There were a few things that came out both from the Civitas poll results and the luncheon discussion with Bev Perdue consultant Mac McCorkle and Pat McCrory campaign manager Jack Hawke that helped to explain again why Perdue is in the Governor's mansion:
-One Civitas question asked what Perdue's top priority should be now that she's in office. Only 2-3% of respondents said anything about transportation or road building and less than 1% mentioned government corruption. It's kind of remarkable what a large percentage of campaign discourse focused on areas that just weren't that high of a concern to the voters. When Perdue started talking coherently about the economy, she won.
-But even if the Raleigh culture was a big deal for the voters, it still wasn't a good issue for Pat McCrory to be hammering on as a Republican. Their poll showed 56% of voters in the state thought Democrats were the better party for bringing change to state government with only 18% choosing the Republicans. I've been arguing since July that this was a foolish issue for the GOP to beat the drum on because voters don't pay much attention to what's happening in Raleigh and when they think corruption, they think Washington Republicans. McCorkle said the Perdue campaign's polling showed the change/corruption issue was not a detriment to her campaign and was thus surprised that McCrory spent so much time on it. He asked Hawke what his polling numbers showed to the contrary, but Hawke didn't say anything.
It often seemed to me like the McCrory campaign was being run on intuition rather than data, and this exchange furthered that perception on my part. McCrory apologists might say something about how virtuous it is if polling numbers weren't dictating strategy, but I'd rather be Governor than virtuous.

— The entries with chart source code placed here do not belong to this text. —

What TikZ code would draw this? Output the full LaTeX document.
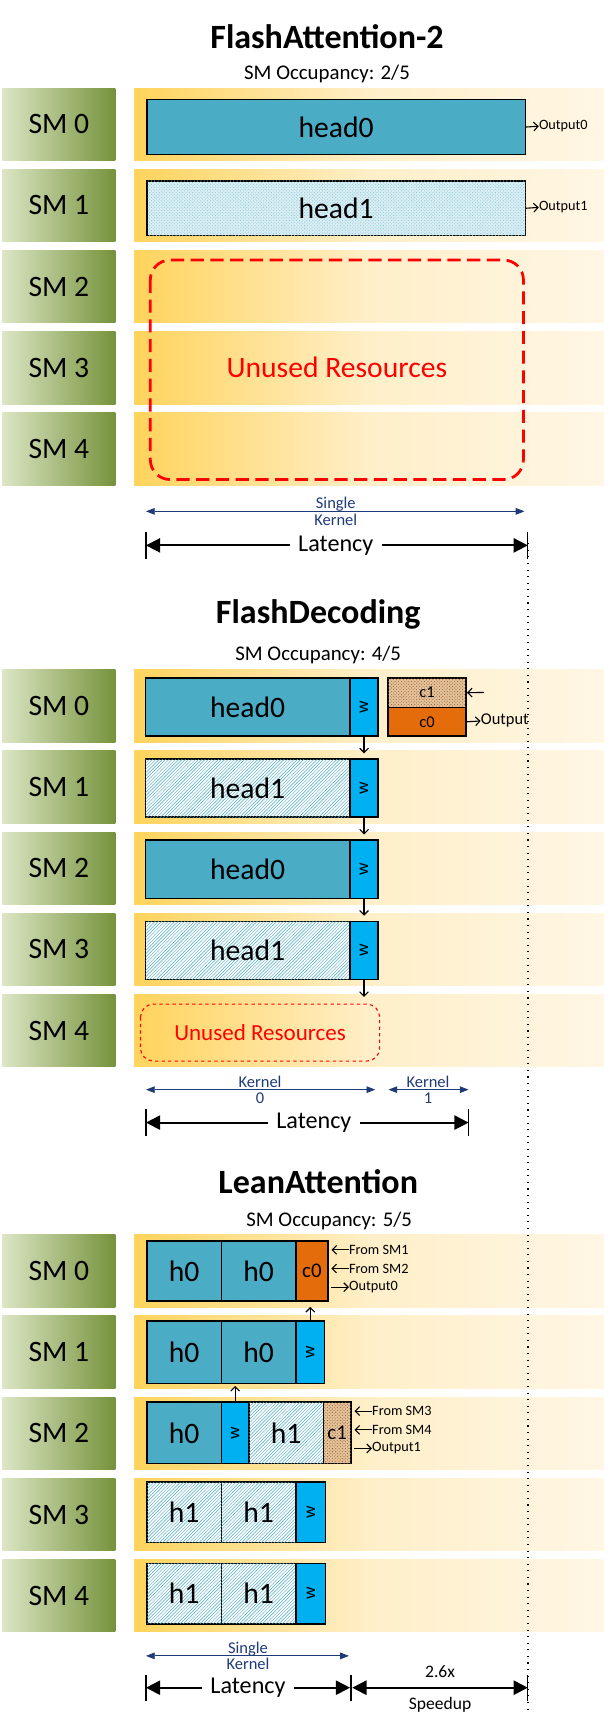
\documentclass[tikz,border=0pt]{standalone}
\usepackage{fontspec}
\setmainfont{Carlito}
\usetikzlibrary{patterns,arrows.meta}
\definecolor{gL}{HTML}{DCE6C4}\definecolor{gD}{HTML}{76923C}
\definecolor{yL}{HTML}{FFD35C}\definecolor{yR}{HTML}{FFF6E4}
\definecolor{hb}{HTML}{4BACC6}\definecolor{wb}{HTML}{00B0F0}
\definecolor{oc}{HTML}{E46C0A}\definecolor{bc}{HTML}{E8C49C}
\definecolor{kb}{HTML}{1F3A78}
\newcommand\fs[1]{\fontsize{#1}{#1}\selectfont}
\newcommand\bx[7]{\node[#6,draw=black,line width=1.5pt,inner sep=0,anchor=north west,minimum width={#4pt-#2pt},minimum height={#5pt-#3pt}] (#1) at (#2,#3) {#7};}
\tikzset{
 smlab/.style={left color=gL,right color=gD,minimum width=103pt,minimum height=66pt,inner sep=0,anchor=north west,font=\fs{27}},
 band/.style={left color=yL,right color=yR,middle color=yR!80!yL,minimum width=428pt,minimum height=66pt,inner sep=0,anchor=north west},
 hd/.style={fill=hb,font=\fs{27}},
 hdot/.style={fill=hb!20,postaction={pattern=crosshatch dots,pattern color=hb!70},font=\fs{27}},
 hhat/.style={fill=white,postaction={pattern=north east lines,pattern color=hb},font=\fs{27}},
 ww/.style={fill=wb,font=\fs{16}},
 c0s/.style={fill=oc,font=\fs{15}},
 c1s/.style={fill=bc,postaction={pattern=crosshatch dots,pattern color=brown!70!black},font=\fs{15}},
 sm/.style={font=\fs{13}},
 arr/.style={-{Straight Barb[length=4pt,width=8pt]},line width=1pt},
 lat/.style={line width=1.8pt,-{Triangle[length=13pt,width=13pt]}},
 kern/.style={kb,line width=0.8pt,{Triangle[length=8pt,width=6pt]}-{Triangle[length=8pt,width=6pt]}},
 kt/.style={kb,font=\fs{15},align=center,inner sep=0},
}
\begin{document}
\begin{tikzpicture}[x=1pt,y=-1pt]
\useasboundingbox[fill=white] (0,0) rectangle (557,1572);
\foreach \s/\t in {1/80,2/610,3/1125}{
 \foreach \i in {0,...,4}{
  \pgfmathsetmacro\yy{\t+74*\i}
  \node[smlab] (L\s\i) at (2,\yy) {SM \i};
  \node[band] (B\s\i) at (122,\yy) {};
 }}
% ---------- Section 1
\node[font=\bfseries\fs{31}] (t1) at (298,33) {FlashAttention-2};
\node[font=\fs{19}] (o1) at (298,67) {SM Occupancy: 2/5};
\bx{a0}{133}{90}{478}{140}{hd}{head0}
\bx{a1}{133}{164}{478}{214}{hdot}{head1}
\node[sm,anchor=west,inner sep=0] (ao0) at (491,115) {Output0};
\node[sm,anchor=west,inner sep=0] (ao1) at (491,189) {Output1};
\draw[arr] (a0.east) -- (ao0.west);
\draw[arr] (a1.east) -- (ao1.west);
\draw[red,line width=2.5pt,dash pattern=on 12pt off 6pt,rounded corners=18pt] (137,237) rectangle (477,437);
\node[red,font=\fs{27}] (u1) at (307,335) {Unused Resources};
\node[kt] (k1) at (306,466) {Single\\Kernel};
\coordinate (k1a) at (133,466);\coordinate (k1b) at (478,466);
\draw[kern] (k1a) -- (k1b);
\node[font=\fs{22}] (lt1) at (306,497) {Latency};
\coordinate (l1a) at (133,497);\coordinate (l1b) at (481,497);
\draw[lat] ([xshift=-4pt]lt1.west) -- (l1a);\draw[lat] ([xshift=4pt]lt1.east) -- (l1b);
\draw[line width=1.2pt] (133,485) -- (133,509) (481,485) -- (481,509);
\draw[line width=1.3pt,dash pattern=on 1pt off 5pt] (481,495) -- (481,1562);
% ---------- Section 2
\node[font=\bfseries\fs{31}] (t2) at (290,560) {FlashDecoding};
\node[font=\fs{19}] (o2) at (290,597) {SM Occupancy: 4/5};
\foreach \i/\st/\tx in {0/hd/head0,1/hhat/head1,2/hd/head0,3/hhat/head1}{
 \pgfmathsetmacro\ya{617+74*\i}\pgfmathsetmacro\yb{\ya+53}
 \bx{d\i}{132}{\ya}{318}{\yb}{\st}{\tx}
 \bx{w\i}{318}{\ya}{344}{\yb}{ww}{\rotatebox{90}{w}}
 \coordinate (wd\i) at ([yshift=-15pt]w\i.south);
 \draw[arr] (w\i.south) -- (wd\i);
}
\bx{c1}{353}{617}{424}{644}{c1s}{c1}
\bx{c0}{353}{644}{424}{670}{c0s}{c0}
\coordinate (c1in) at (441,631);
\draw[arr] (c1in) -- (c1.east);
\node[font=\fs{15},anchor=west,inner sep=0] (oo) at (438,657) {Output};
\draw[arr] (c0.east) -- (oo.west);
\draw[red,line width=1pt,dashed,rounded corners=12pt] (128,915) rectangle (346,967);
\node[red,font=\fs{21}] (u2) at (237,941) {Unused Resources};
\node[kt] (k2) at (237,993) {Kernel\\0};
\coordinate (k2a) at (133,993);\coordinate (k2b) at (342,993);
\draw[kern] (k2a) -- (k2b);
\node[kt] (k3) at (390,993) {Kernel\\1};
\coordinate (k3a) at (354,993);\coordinate (k3b) at (427,993);
\draw[kern] (k3a) -- (k3b);
\node[font=\fs{22}] (lt2) at (286,1023) {Latency};
\coordinate (l2a) at (133,1023);\coordinate (l2b) at (427,1023);
\draw[lat] ([xshift=-4pt]lt2.west) -- (l2a);\draw[lat] ([xshift=4pt]lt2.east) -- (l2b);
\draw[line width=1.2pt] (133,1011) -- (133,1035) (427,1011) -- (427,1035);
% ---------- Section 3
\node[font=\bfseries\fs{31}] (t3) at (290,1077) {LeanAttention};
\node[font=\fs{19}] (o3) at (300,1113) {SM Occupancy: 5/5};
\bx{e00}{133}{1130}{201}{1185}{hd}{h0}
\bx{e01}{201}{1130}{269}{1185}{hd}{h0}
\bx{e02}{269}{1130}{298}{1185}{c0s}{\fs{19}c0}
\bx{e10}{133}{1203}{201}{1260}{hd}{h0}
\bx{e11}{201}{1203}{269}{1260}{hd}{h0}
\bx{e12}{269}{1203}{295}{1260}{ww}{\rotatebox{90}{w}}
\bx{e20}{133}{1277}{201}{1333}{hd}{h0}
\bx{e21}{201}{1277}{226}{1333}{ww}{\rotatebox{90}{w}}
\bx{e22}{226}{1277}{294}{1333}{hhat}{h1}
\bx{e23}{294}{1277}{319}{1333}{c1s}{\fs{19}c1}
\foreach \i in {3,4}{
 \pgfmathsetmacro\ya{1350+74*(\i-3)}\pgfmathsetmacro\yb{\ya+55}
 \bx{e\i0}{133}{\ya}{201}{\yb}{hhat}{h1}
 \bx{e\i1}{201}{\ya}{269}{\yb}{hhat}{h1}
 \bx{e\i2}{269}{\ya}{296}{\yb}{ww}{\rotatebox{90}{w}}
}
\coordinate (up1) at ([yshift=12pt]e12.north);
\draw[arr] (e12.north) -- (up1);
\coordinate (up2) at ([yshift=14pt]e21.north);
\draw[arr] (e21.north) -- (up2);
\foreach \n/\y/\tx/\d in {f1/1139/From SM1/l,f2/1156/From SM2/l,f3/1173/Output0/r}{
 \node[sm,anchor=west,inner sep=0] (\n) at (318,\y) {\tx};
 \coordinate (\n a) at (302,\y);
 \if\d l \draw[arr] (\n.west) -- (\n a); \else \draw[arr] (\n a) -- (\n.west); \fi
}
\foreach \n/\y/\tx/\d in {g1/1286/From SM3/l,g2/1303/From SM4/l,g3/1320/Output1/r}{
 \node[sm,anchor=west,inner sep=0] (\n) at (339,\y) {\tx};
 \coordinate (\n a) at (323,\y);
 \if\d l \draw[arr] (\n.west) -- (\n a); \else \draw[arr] (\n a) -- (\n.west); \fi
}
\node[kt] (k4) at (226,1509) {Single\\Kernel};
\coordinate (k4a) at (133,1509);\coordinate (k4b) at (318,1509);
\draw[kern] (k4a) -- (k4b);
\node[font=\fs{22}] (lt3) at (226,1538) {Latency};
\coordinate (l3a) at (133,1538);\coordinate (l3b) at (319,1538);
\draw[lat] ([xshift=-4pt]lt3.west) -- (l3a);\draw[lat] ([xshift=4pt]lt3.east) -- (l3b);
\coordinate (s3a) at (321,1538);\coordinate (s3b) at (481,1538);
\draw[lat,{Triangle[length=13pt,width=13pt]}-{Triangle[length=13pt,width=13pt]}] (s3a) -- (s3b);
\node[font=\fs{16}] (sp1) at (401,1523) {2.6x};
\node[font=\fs{16}] (sp2) at (401,1554) {Speedup};
\draw[line width=1.2pt] (133,1526) -- (133,1550) (320,1526) -- (320,1550) (481,1526) -- (481,1550);
\end{tikzpicture}
\end{document}
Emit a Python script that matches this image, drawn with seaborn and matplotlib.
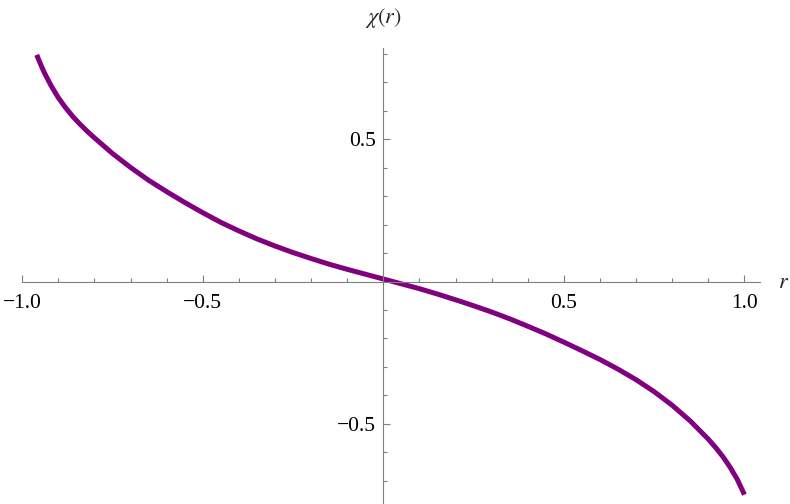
import matplotlib
matplotlib.use("Agg")
import matplotlib.pyplot as plt
import seaborn as sns
from matplotlib.ticker import FixedLocator, FuncFormatter

# values
r_vals = [-0.96, -0.95, -0.94, -0.92, -0.90, -0.88, -0.86, -0.84, -0.82, -0.80,
          -0.75, -0.70, -0.65, -0.60, -0.55, -0.50, -0.45, -0.40, -0.35, -0.30,
          -0.25, -0.20, -0.15, -0.10, -0.05, 0.00, 0.05, 0.10, 0.15, 0.20,
          0.25, 0.30, 0.35, 0.40, 0.45, 0.50, 0.55, 0.60, 0.65, 0.70,
          0.75, 0.80, 0.85, 0.90, 0.92, 0.94, 0.96, 0.98, 1.00]
chi_vals = [0.797, 0.766, 0.737, 0.688, 0.646, 0.611, 0.580, 0.553, 0.528, 0.505,
            0.450, 0.401, 0.356, 0.316, 0.278, 0.242, 0.208, 0.178, 0.150, 0.125,
            0.102, 0.081, 0.061, 0.043, 0.026, 0.009, -0.008, -0.025, -0.044, -0.064,
            -0.085, -0.107, -0.131, -0.157, -0.184, -0.213, -0.243, -0.274, -0.308, -0.345,
            -0.387, -0.435, -0.490, -0.554, -0.583, -0.615, -0.652, -0.695, -0.749]

x_major = [-1.0, -0.5, 0.5, 1.0]
x_minor = [-0.9, -0.8, -0.7, -0.6, -0.4, -0.3, -0.2, -0.1,
           0.1, 0.2, 0.3, 0.4, 0.6, 0.7, 0.8, 0.9]
y_major = [-0.5, 0.5]
y_minor = [-0.7, -0.6, -0.4, -0.3, -0.2, -0.1, 0.1, 0.2, 0.3, 0.4, 0.6, 0.7, 0.8]

sns.set_theme(style="white")
plt.rcParams['font.family'] = ['Liberation Serif', 'DejaVu Serif']
plt.rcParams['mathtext.fontset'] = 'stix'

axis_gray = '#7f7f7f'

fig = plt.figure(figsize=(7.9, 5.04), dpi=100)
ax = fig.add_axes([0.0282, 0.001, 0.9338, 0.9032])

sns.lineplot(x=r_vals, y=chi_vals, ax=ax, color='#800080', linewidth=3.6,
             solid_capstyle='butt', solid_joinstyle='round', sort=False)

ax.set_xlim(-1.0, 1.043)
ax.set_ylim(-0.78, 0.82)

# Mathematica-style axes through the origin
for side in ['top', 'right']:
    ax.spines[side].set_visible(False)
for side in ['left', 'bottom']:
    ax.spines[side].set_position(('data', 0))
    ax.spines[side].set_color(axis_gray)
    ax.spines[side].set_linewidth(0.8)

ax.xaxis.set_major_locator(FixedLocator(x_major))
ax.xaxis.set_minor_locator(FixedLocator(x_minor))
ax.yaxis.set_major_locator(FixedLocator(y_major))
ax.yaxis.set_minor_locator(FixedLocator(y_minor))
fmt = FuncFormatter(lambda v, pos: f"{v:.1f}".replace('-', '\u2212'))
ax.xaxis.set_major_formatter(fmt)
ax.yaxis.set_major_formatter(fmt)

ax.tick_params(axis='both', which='both', direction='in', color=axis_gray,
               width=0.8, labelsize=15.5, labelcolor='black',
               bottom=True, left=True, top=False, right=False)
ax.tick_params(axis='both', which='major', length=4.8)
ax.tick_params(axis='both', which='minor', length=2.9)
ax.tick_params(axis='x', which='major', pad=9)
ax.tick_params(axis='y', which='major', pad=5.5)

fig.text(784 / 790, 1 - 284 / 504, r'$r$', ha='center', va='center', fontsize=16)
fig.text(383 / 790, 1 - 18 / 504, r'$\chi(r)$', ha='center', va='center', fontsize=16)

ax.grid(False)
fig.savefig('out.png', dpi=100)
plt.close(fig)
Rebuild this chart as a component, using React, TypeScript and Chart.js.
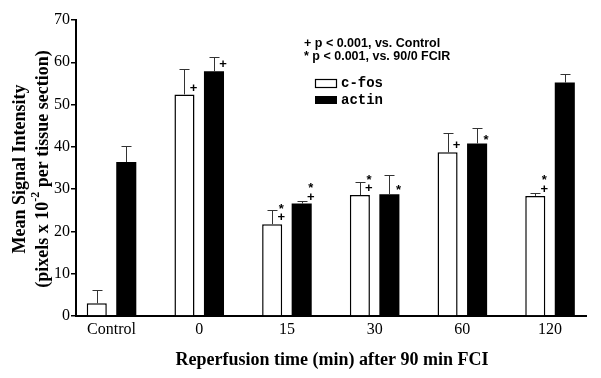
import React, { useEffect, useRef } from "react";
import { Chart, registerables } from "chart.js";

Chart.register(...registerables);

const categories = ["Control", "0", "15", "30", "60", "120"];
const cfosValues = [3.0, 52.4, 21.7, 28.6, 38.7, 28.4];
const cfosErrors = [3.2, 6.0, 3.4, 3.1, 4.6, 0.8];
const actinValues = [36.4, 57.9, 26.6, 28.8, 40.8, 55.2];
const actinErrors = [3.8, 3.3, 0.5, 4.5, 3.6, 2.0];
const cfosMarks = ["", "+", "*+", "*+", "+", "*+"];
const actinMarks = ["", "+", "*+", "*", "*", ""];
const yTickValues = [0, 10, 20, 30, 40, 50, 60, 70];
const noteLines = ["+ p < 0.001, vs. Control", "* p < 0.001, vs. 90/0 FCIR"];
const seriesNames = ["c-fos", "actin"];

const SERIF = '"Liberation Serif", "Times New Roman", serif';
const SANS = '"Liberation Sans", Arial, sans-serif';
const MONO = '"Liberation Mono", "Courier New", monospace';

const extrasPlugin = {
  id: "extras",
  afterDatasetsDraw(chart: any) {
    const ctx = chart.ctx;
    const yScale = chart.scales.y;
    const errs = [cfosErrors, actinErrors];
    const vals = [cfosValues, actinValues];
    const marks = [cfosMarks, actinMarks];
    ctx.save();
    for (let d = 0; d < 2; d++) {
      const meta = chart.getDatasetMeta(d);
      meta.data.forEach((el: any, i: number) => {
        const x = Math.round(el.x) + 0.5;
        const top = el.y;
        const ey = Math.round(yScale.getPixelForValue(vals[d][i] + errs[d][i])) + 0.5;
        ctx.strokeStyle = "#333";
        ctx.lineWidth = 1;
        ctx.beginPath();
        ctx.moveTo(x, top);
        ctx.lineTo(x, ey);
        ctx.moveTo(x - 5, ey);
        ctx.lineTo(x + 5, ey);
        ctx.stroke();
        const m = marks[d][i];
        const right = el.x + el.width / 2 - 1;
        ctx.fillStyle = "#000";
        ctx.font = "bold 13px " + SANS;
        ctx.textAlign = "center";
        ctx.textBaseline = "middle";
        for (let k = 0; k < m.length; k++) {
          const ch = m[m.length - 1 - k];
          let y = top - 6.5 - k * 11.5;
          if (ch === "*") y += 3;
          ctx.fillText(ch, right, y);
        }
      });
    }
    ctx.restore();
  },
  afterDraw(chart: any) {
    const ctx = chart.ctx;
    ctx.save();
    ctx.fillStyle = "#000";
    ctx.translate(20, 169);
    ctx.rotate(-Math.PI / 2);
    ctx.textBaseline = "middle";
    ctx.textAlign = "center";
    ctx.font = "bold 18px " + SERIF;
    ctx.fillText("Mean Signal Intensity", 0, 0);
    const p1 = "(pixels x 10";
    const sup = "-2";
    const p2 = " per tissue section)";
    const bigFont = "bold 18px " + SERIF;
    const supFont = "bold 12px " + SERIF;
    ctx.font = bigFont;
    const w1 = ctx.measureText(p1).width;
    const w3 = ctx.measureText(p2).width;
    ctx.font = supFont;
    const w2 = ctx.measureText(sup).width;
    let sx = -(w1 + w2 + w3) / 2;
    const ly = 23;
    ctx.textAlign = "left";
    ctx.font = bigFont;
    ctx.fillText(p1, sx, ly);
    sx += w1;
    ctx.font = supFont;
    ctx.fillText(sup, sx, ly - 7);
    sx += w2;
    ctx.font = bigFont;
    ctx.fillText(p2, sx, ly);
    ctx.restore();

    ctx.save();
    ctx.fillStyle = "#000";
    ctx.font = "bold 18px " + SERIF;
    ctx.textAlign = "center";
    ctx.textBaseline = "middle";
    ctx.fillText("Reperfusion time (min) after 90 min FCI", 332, 360);
    ctx.font = "bold 12.5px " + SANS;
    ctx.textAlign = "left";
    ctx.fillText(noteLines[0], 304, 44);
    ctx.fillText(noteLines[1], 304, 57);
    ctx.fillStyle = "#fff";
    ctx.strokeStyle = "#000";
    ctx.lineWidth = 1.2;
    ctx.fillRect(315, 79, 22, 8);
    ctx.strokeRect(315.5, 79.5, 21, 8);
    ctx.fillStyle = "#000";
    ctx.fillRect(315, 96, 22, 8);
    ctx.font = "bold 14px " + MONO;
    ctx.fillText(seriesNames[0], 341, 83.5);
    ctx.fillText(seriesNames[1], 341, 100.5);
    ctx.restore();
  },
};

export default function App() {
  const ref = useRef<HTMLCanvasElement | null>(null);
  useEffect(() => {
    if (!ref.current) return;
    const chart = new Chart(ref.current, {
      type: "bar",
      data: {
        datasets: [
          {
            label: seriesNames[0],
            data: cfosValues.map((v, i) => ({ x: i, y: v })),
            backgroundColor: "#fff",
            borderColor: "#000",
            borderWidth: 1.5,
            borderSkipped: "bottom",
          },
          {
            label: seriesNames[1],
            data: actinValues.map((v, i) => ({ x: i, y: v })),
            backgroundColor: "#000",
            borderColor: "#000",
            borderWidth: 0,
          },
        ],
      },
      options: {
        animation: false,
        responsive: false,
        devicePixelRatio: 1,
        categoryPercentage: 0.673,
        barPercentage: 0.68,
        layout: { padding: { top: 20, right: 15, left: 0, bottom: 0 } },
        plugins: { legend: { display: false }, tooltip: { enabled: false } },
        scales: {
          x: {
            type: "linear",
            offset: false,
            min: -0.405,
            max: 5.41,
            grid: { display: false, drawTicks: false, tickLength: 0, offset: false },
            border: { display: true, color: "#000", width: 2 },
            afterBuildTicks: (s: any) => {
              s.ticks = categories.map((_, i) => ({ value: i }));
            },
            afterFit: (s: any) => {
              s.height = 62;
            },
            ticks: {
              autoSkip: false,
              maxRotation: 0,
              padding: 4,
              color: "#000",
              font: { family: SERIF, size: 16 },
              callback: (v: any) => categories[v as number] ?? "",
            },
          },
          y: {
            min: 0,
            max: 70,
            afterBuildTicks: (s: any) => {
              s.ticks = yTickValues.map((v) => ({ value: v }));
            },
            afterFit: (s: any) => {
              s.width = 76;
            },
            grid: {
              display: true,
              drawOnChartArea: false,
              drawTicks: true,
              tickLength: 5,
              color: "#000",
              lineWidth: 1.5,
            },
            border: { display: true, color: "#000", width: 2 },
            ticks: {
              padding: 1,
              color: "#000",
              font: { family: SERIF, size: 16 },
            },
          },
        },
      } as any,
      plugins: [extrasPlugin],
    });
    return () => chart.destroy();
  }, []);
  return (
    <div style={{ position: "fixed", left: 0, top: 0, width: 601, height: 378, background: "#fff" }}>
      <canvas ref={ref} width={601} height={378} />
    </div>
  );
}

-There was also a fair amount of discussion of the 'Yankee trash' issue, which I have argued played a pivotal role in Perdue's small October turnaround. Hawke took responsibility for opening McCrory up to attack on that issue, admitting it was his suggestion that McCrory list the 2007 Solid Waste Management Act as a bill he would have vetoed had he been Governor on a questionnaire he filled out over the summer. The Republicans at the luncheon seemed infuriated that Perdue's campaign used that issue to such effect, ironic given their party's history of successfully turning little things into big things to win elections. What goes around comes around.